Lonnie Holley, arte del trauma

Oh Me Oh My è il nuovo album del 73enne artista statunitense, fiancheggiato da Michael Stipe, Moor Mother, Bon Iver e Sharon Van Etten

 

Lonnie Holley
Disco
pop
Lonnie Holley
Oh Me Oh My
Jagjaguwar
2023

Il nuovo album Oh Me Oh My illustra nitidamente il senso dell’azione creativa di Lonnie Holley: è “arte del trauma”, nella definizione coniata per descriverla sulla piattaforma web del festival Afropunk.

– Leggi anche: L'America di Lonnie Holley

Si tratta cioè del precipitato sul piano espressivo di un’esistenza romanzesca: settimo di 27 figli, in coma per mesi da bambino dopo essere stato investito da un’auto e condannato da adolescente a tre anni di reclusione, in età adulta è diventato artista assemblando scorie del consumismo.

La musica è venuta poi, frutto di un’applicazione da autodidatta: «Suono per ore e ore tenendo il registratore acceso e produco materiale a strati, come facevo realizzando le mie sculture», racconta nel documentario biografico di George King Thumbs Up for Mother Universe.

Al debutto nel 2012 – ormai 62enne – con Just Before Music, raggiunge ora l’apice della propria attività discografica, certificato indirettamente dal rango dei partner chiamati ad affiancarlo nell’impresa. Durante il brano che dà titolo all’opera, ad esempio, si sente Michael Stipe modulare sullo sfondo il refrain, mentre Holley dà sfogo al suo tipico flusso di coscienza: “Umani vi prego ascoltate, perché a volte è giusto interrogarsi nel profondo, vi invito ad andare più a fondo che potete, perché credo che più in profondità andiamo, maggiori sono le possibilità di capire”.

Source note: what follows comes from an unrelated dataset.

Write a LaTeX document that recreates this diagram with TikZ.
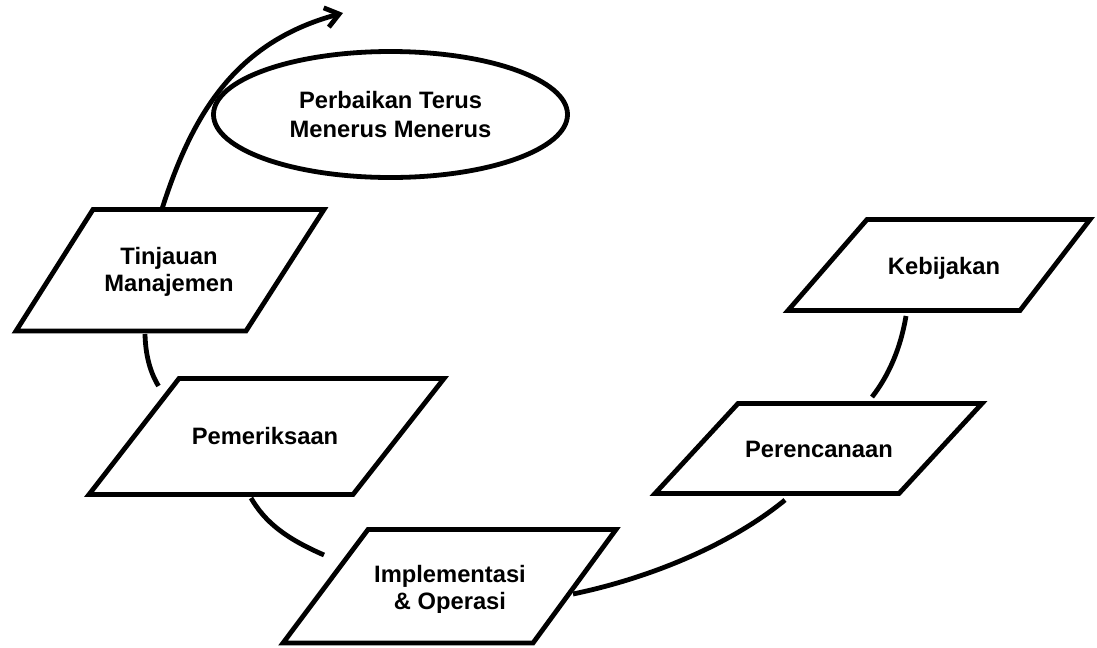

In “Kindness Will Follow Your Tears” si riconosce invece il caratteristico falsetto di Justin “Bon Iver” Vernon, incaricato di introdurre la salmodia del protagonista: “La grandezza arriverà al mattino e la gentilezza seguirà le vostre lacrime e le asciugherà nel corso degli anni”.

E a rafforzare il pathos di “None of Us Have But a Little While” (“Tutti noi non abbiamo che un po’ di tempo per arrivare in qualche posto, tutti noi lottiamo strada facendo”) è il controcanto limpido di Sharon Van Etten. Altri cammei svelano la natura politica del disco: l’aria in lingua Bambara intonata dalla maliana Rokia Koné in “If We Get Lost They Will Find Us” ne orienta il baricentro geografico verso l’Africa degli antenati e la doppia apparizione di Moor Mother – in “Earth Will Be There” e nell’epica “I Am Part of the Wonder” – gli conferisce plusvalore in termini di poetica militante.

Da parte sua, Holley tesse la trama narrativa tramutando a tratti il parlato in canto, come un redivivo Gil Scott-Heron, ed espone sé stesso senza reticenza alcuna: “Raccogliere il cotone, trasportare le balle piegando la schiena, zappare su e giù per fossi e ruscelli, diserbare i prati”, ricorda del periodo di detenzione in un riformatorio dell’Alabama razzista da cui uscì nel 1964, “ma con tagli e lividi che non dimenticherò mai” (esperienza appena rievocata inoltre nel podcast Unreformed curato da Josie Duffy Rice).

È appunto in “Mount Meigs” che Oh Me Oh My mostra il suo aspetto più ostico, circondando le parole di asprezze musicali al crocevia fra jazz radicale, tensione rumorista e impeto rock: orchestrazione alla quale contribuisce con gli arrangiamenti d’archi il torinese da esportazione Davide Rossi.

Il campionario sonoro, architettato in studio dal produttore californiano Jacknife Lee, è ad ampio spettro, dalla flessuosa cadenza afro funk di “Better Get That Crop In Soon” al rarefatto fondale ambient di “I Can’t Hush”, sfociando infine nell’avant-garde elettronica di “Future Children”, quando la voce robotica del narratore annuncia con trasporto da profezia biblica: “Accadrà presto, prima di quanto immaginiamo, i bambini del futuro”.

Riferendosi a questi ultimi, ha dichiarato a “Uncut”: “Per loro la mia musica è un’autostrada da percorrere per raggiungere davvero la libertà, la libertà da tutti gli errori terribili che sono stati commessi sul nostro pianeta”.